Interactions among distinct ethnic groups like the Wolof, Akan, Igbo, and Yoruba produced multiple combinations of practices, not a single uniform African culture (EK 2.2.C.1).
Geography drove culture, since captives from Senegambia and Angola made up nearly half of arrivals to mainland North America, their regions' traditions shaped early African American communities most heavily.
Nearly half of Africans brought to the U.S. came from Muslim or Islam-influenced societies, so religious diversity was part of African American culture from the beginning (EK 2.2.C.2).
Maintaining these practices under enslavement counts as cultural resistance, which ties this term to the central theme of Unit 2.
On the exam, the strongest answers connect the nine departure zones (LO 2.2.B) to the cultural combinations in African American communities (LO 2.2.C).
They are the traditions, customs, languages, and belief systems from African societies that enslaved Africans maintained, adapted, and combined in the United States. The CED ties them to learning objective 2.2.C and ethnic groups like the Wolof, Akan, Igbo, and Yoruba.
Yes, but not unchanged. The CED is clear that practices were maintained AND adapted, with different ethnic groups' traditions combining into new forms (EK 2.2.C.1). The exam rewards the word 'combinations,' not the idea that one African culture transferred intact.
Exam questions point to distinctive spiritual ceremonies and musical rhythms maintained by Yoruba and Igbo peoples, plus the languages and belief systems different ethnic groups brought and blended. Islamic religious traditions also count, since nearly half of arrivals came from Muslim or Islam-influenced societies.

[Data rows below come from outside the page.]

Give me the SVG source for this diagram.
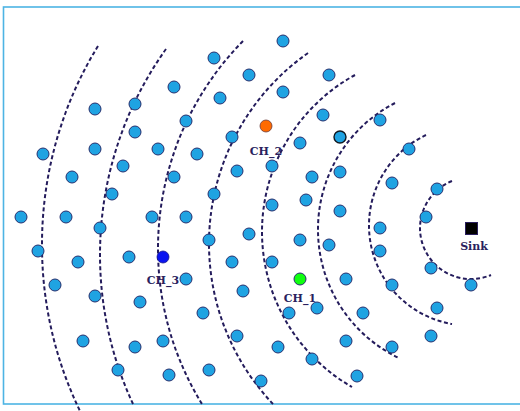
<svg xmlns="http://www.w3.org/2000/svg" width="520" height="411" viewBox="0 0 520 411">
<style>
.frame{fill:none;stroke:#4db4e4;stroke-width:1.6}
.arc{fill:none;stroke:#241c5c;stroke-width:2;stroke-dasharray:4 2.6}
.n{fill:#1fa3e2;stroke:#27306e;stroke-width:1}
.lbl{font-family:"DejaVu Serif",serif;font-size:11px;font-weight:bold;fill:#2a1f5e;text-anchor:middle}
</style>
<rect width="520" height="411" fill="#ffffff"/>
<rect class="frame" x="3.5" y="7" width="520" height="397"/>
<g id="connectors">
<path class="arc" d="M452 181 A51 51 0 0 0 420 228 A51 51 0 0 0 491 275"/>
<path class="arc" d="M426 135 A100 100 0 0 0 369 225 A100 100 0 0 0 452 324"/>
<path class="arc" d="M395 103 A142 142 0 0 0 318 230 A142 142 0 0 0 399 358"/>
<path class="arc" d="M355 75 A179 179 0 0 0 262 232 A179 179 0 0 0 352 387"/>
<path class="arc" d="M308 53 A233 233 0 0 0 209 244 A233 233 0 0 0 273 404"/>
<path class="arc" d="M243 41 A296 296 0 0 0 158 249 A296 296 0 0 0 202 404"/>
<path class="arc" d="M166 49 A354 354 0 0 0 100 255 A354 354 0 0 0 133 404"/>
<path class="arc" d="M98 46 A379 379 0 0 0 42 244 A379 379 0 0 0 80 411"/>
</g>
<g id="sensors">
<circle class="n" cx="214" cy="58" r="6"/><circle class="n" cx="249" cy="75" r="6"/><circle class="n" cx="174" cy="87" r="6"/><circle class="n" cx="220" cy="98" r="6"/><circle class="n" cx="95" cy="109" r="6"/><circle class="n" cx="135" cy="104" r="6"/><circle class="n" cx="135" cy="132" r="6"/><circle class="n" cx="186" cy="121" r="6"/><circle class="n" cx="232" cy="137" r="6"/><circle class="n" cx="43" cy="154" r="6"/><circle class="n" cx="95" cy="149" r="6"/><circle class="n" cx="158" cy="149" r="6"/><circle class="n" cx="197" cy="154" r="6"/><circle class="n" cx="123" cy="166" r="6"/><circle class="n" cx="72" cy="177" r="6"/><circle class="n" cx="174" cy="177" r="6"/><circle class="n" cx="237" cy="171" r="6"/><circle class="n" cx="112" cy="194" r="6"/><circle class="n" cx="214" cy="194" r="6"/>
<circle class="n" cx="283" cy="41" r="6"/><circle class="n" cx="329" cy="75" r="6"/><circle class="n" cx="283" cy="92" r="6"/><circle class="n" cx="323" cy="115" r="6"/><circle class="n" cx="380" cy="120" r="6"/><circle class="n" cx="300" cy="143" r="6"/><circle class="n" cx="409" cy="149" r="6"/><circle class="n" cx="272" cy="166" r="6"/><circle class="n" cx="312" cy="177" r="6"/><circle class="n" cx="340" cy="172" r="6"/><circle class="n" cx="392" cy="183" r="6"/><circle class="n" cx="437" cy="189" r="6"/><circle class="n" cx="272" cy="205" r="6"/><circle class="n" cx="306" cy="200" r="6"/>
<circle class="n" cx="21" cy="217" r="6"/><circle class="n" cx="66" cy="217" r="6"/><circle class="n" cx="100" cy="228" r="6"/><circle class="n" cx="152" cy="217" r="6"/><circle class="n" cx="186" cy="217" r="6"/><circle class="n" cx="209" cy="240" r="6"/><circle class="n" cx="249" cy="234" r="6"/><circle class="n" cx="38" cy="251" r="6"/><circle class="n" cx="78" cy="262" r="6"/><circle class="n" cx="129" cy="257" r="6"/><circle class="n" cx="232" cy="262" r="6"/><circle class="n" cx="55" cy="285" r="6"/><circle class="n" cx="95" cy="296" r="6"/><circle class="n" cx="140" cy="302" r="6"/><circle class="n" cx="186" cy="279" r="6"/><circle class="n" cx="203" cy="313" r="6"/><circle class="n" cx="243" cy="291" r="6"/><circle class="n" cx="83" cy="341" r="6"/><circle class="n" cx="135" cy="347" r="6"/><circle class="n" cx="163" cy="341" r="6"/><circle class="n" cx="237" cy="336" r="6"/><circle class="n" cx="118" cy="370" r="6"/><circle class="n" cx="169" cy="375" r="6"/><circle class="n" cx="209" cy="370" r="6"/><circle class="n" cx="261" cy="381" r="6"/>
<circle class="n" cx="340" cy="211" r="6"/><circle class="n" cx="426" cy="217" r="6"/><circle class="n" cx="380" cy="228" r="6"/><circle class="n" cx="300" cy="240" r="6"/><circle class="n" cx="329" cy="245" r="6"/><circle class="n" cx="380" cy="251" r="6"/><circle class="n" cx="272" cy="262" r="6"/><circle class="n" cx="431" cy="268" r="6"/><circle class="n" cx="346" cy="279" r="6"/><circle class="n" cx="392" cy="285" r="6"/><circle class="n" cx="471" cy="285" r="6"/><circle class="n" cx="289" cy="313" r="6"/><circle class="n" cx="317" cy="308" r="6"/><circle class="n" cx="363" cy="313" r="6"/><circle class="n" cx="437" cy="308" r="6"/><circle class="n" cx="346" cy="341" r="6"/><circle class="n" cx="392" cy="347" r="6"/><circle class="n" cx="431" cy="336" r="6"/><circle class="n" cx="278" cy="347" r="6"/><circle class="n" cx="312" cy="359" r="6"/><circle class="n" cx="357" cy="376" r="6"/>
<circle cx="340" cy="137" r="6" fill="#1fa3e2" stroke="#101820" stroke-width="1.4"/>
</g>
<g id="ch2"><circle cx="266" cy="126" r="6" fill="#ff6a00" stroke="#6a3a3a" stroke-width="0.8"/><text class="lbl" x="266" y="155">CH_2</text></g>
<g id="ch3"><circle cx="163" cy="257" r="6" fill="#0a14f0" stroke="#1a1a8a" stroke-width="0.8"/><text class="lbl" x="163" y="284">CH_3</text></g>
<g id="ch1"><circle cx="300" cy="279" r="6" fill="#10ff10" stroke="#27306e" stroke-width="1"/><text class="lbl" x="300" y="302">CH_1</text></g>
<g id="sink"><rect x="465.5" y="222.5" width="12" height="12" fill="#000000" stroke="#2a1f5e" stroke-width="1"/><text class="lbl" x="474" y="250">Sink</text></g>
</svg>
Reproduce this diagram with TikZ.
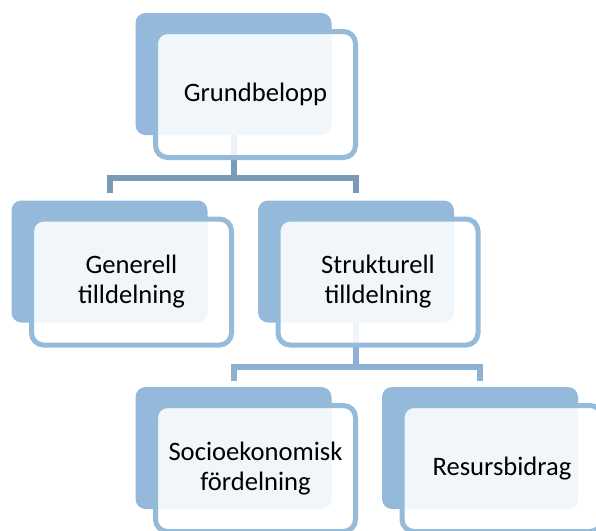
\documentclass[tikz,border=0pt]{standalone}
\usepackage{fontspec}
\setmainfont{Carlito}
\usetikzlibrary{positioning,calc}
\definecolor{backblue}{RGB}{148,185,218}
\definecolor{edgeblue}{RGB}{149,187,219}
\definecolor{linkdark}{RGB}{122,154,181}
\definecolor{linklight}{RGB}{141,177,209}
\tikzset{
  back/.style={rectangle,rounded corners=5pt,fill=backblue,
               minimum width=98pt,minimum height=61pt,inner sep=0pt},
  front/.style={rectangle,rounded corners=6pt,draw=edgeblue,line width=2.5pt,
                fill=white,fill opacity=0.88,text opacity=1,
                minimum width=100pt,minimum height=63pt,inner sep=0pt,
                align=center,font=\fontsize{13.3}{15}\selectfont},
  link/.style={line width=3pt,linkdark},
  linkB/.style={link,linklight},
}

\begin{document}
\begin{tikzpicture}[x=0.5pt,y=-0.5pt]
    \useasboundingbox (0,0) rectangle (596,531);
    \clip (0,0) rectangle (596,531);
    % back shapes
    \node[back] (gb)  at (233.5,74)  {};
    \node[back] (gen) at (109.5,261.5) {};
    \node[back] (str) at (356,261.5) {};
    \node[back] (soc) at (233.5,448) {};
    \node[back] (res) at (480,448) {};
    % connectors
    \draw[link,shorten >=3.5pt] (gb.south) -- ++(0,43) -| (gen.north);
    \draw[link,shorten >=3.5pt] (gb.south) -- ++(0,43) -| (str.north);
    \draw[linkB,shorten >=3pt] (str.south) -- ++(0,44) -| (soc.north);
    \draw[linkB,shorten >=3pt] (str.south) -- ++(0,44) -| (res.north);
    % text boxes
    \node[front] (gbT)  at ([shift={(22,20.5)}]gb.center)  {Grundbelopp};
    \node[front] (genT) at ([shift={(22,20.5)}]gen.center) {Generell\\tilldelning};
    \node[front] (strT) at ([shift={(22,20.5)}]str.center) {Strukturell\\tilldelning};
    \node[front] (socT) at ([shift={(22,20.5)}]soc.center) {Socioekonomisk\\fördelning};
    \node[front] (resT) at ([shift={(22,20.5)}]res.center) {Resursbidrag};
\end{tikzpicture}
\end{document}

Ethnic groups (Wolof, Akan, Igbo, Yoruba) are the communities of people; African-based cultural practices are the traditions those communities maintained. MCQs often name the groups in the stem and ask for the term describing their preserved traditions, and the answer is the practices.
Yes. The concept appeared on a 2025 short-answer question, and it anchors Topic 2.2 multiple-choice questions that ask how the diversity of the nine departure zones shaped African American communities. Know the term, an example, and the geography behind it.